The federal Bureau of Land Management said on Tuesday that it has transferred over 65 acres of public land in Arizona and New Mexico to the Army for construction of border wall infrastructure.
The agency says it’s now handing over 53 acres in Yuma County, Arizona, that is needed to install power and other utilities around the border wall there.
Another 12.7 acres in Hidalgo County, New Mexico, were transferred so that the Army could install utilities along with engineering or roads that provide access to the border wall project there.
This marks the second time in the past year that the agency has transferred public land to the military for border wall-related construction. The first was in September 2019, when it transferred 560 acres in the same two states.

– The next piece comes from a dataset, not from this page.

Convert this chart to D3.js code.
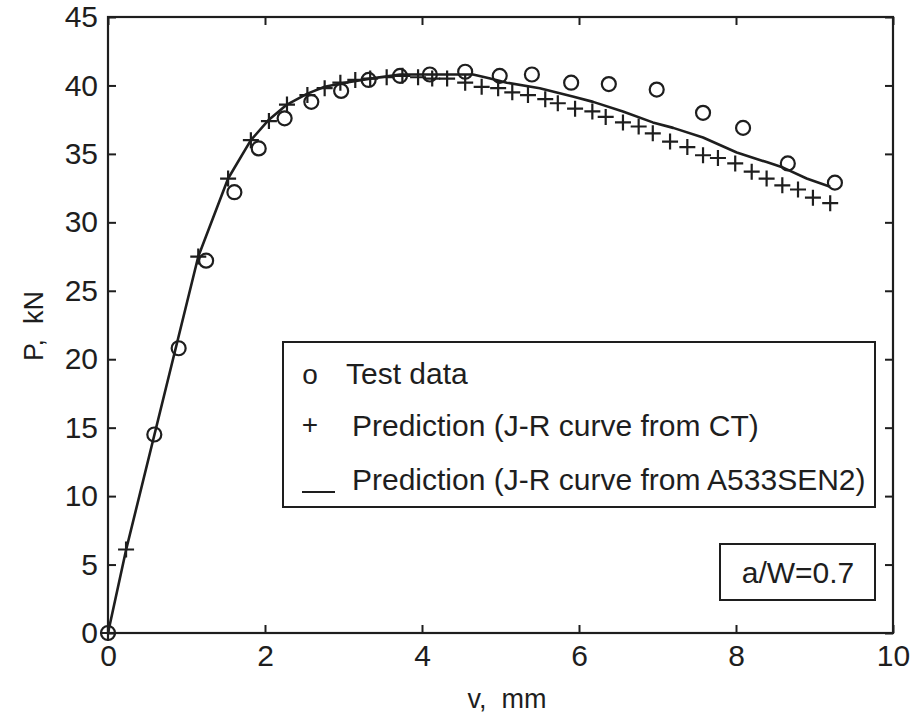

William Perry Pendley, the agency’s deputy director for programs and policy, said the agency has prioritized working closely with the Department of Homeland Security and the military to minimize impacts on wildlife and natural resources on land it manages.
“Where impacts cannot be avoided, DHS and DOD have demonstrated their commitment to mitigating them,” Pendley said in a statement.
The agency, which manages 245 million acres of public land, says the land transfer is in part because of border security concerns and in response to environmental impacts it says are caused by illegal border crossings.
The Trump administration aims to build 450 miles of barriers along the southern border. Most of the new construction entails 30-foot steel fencing.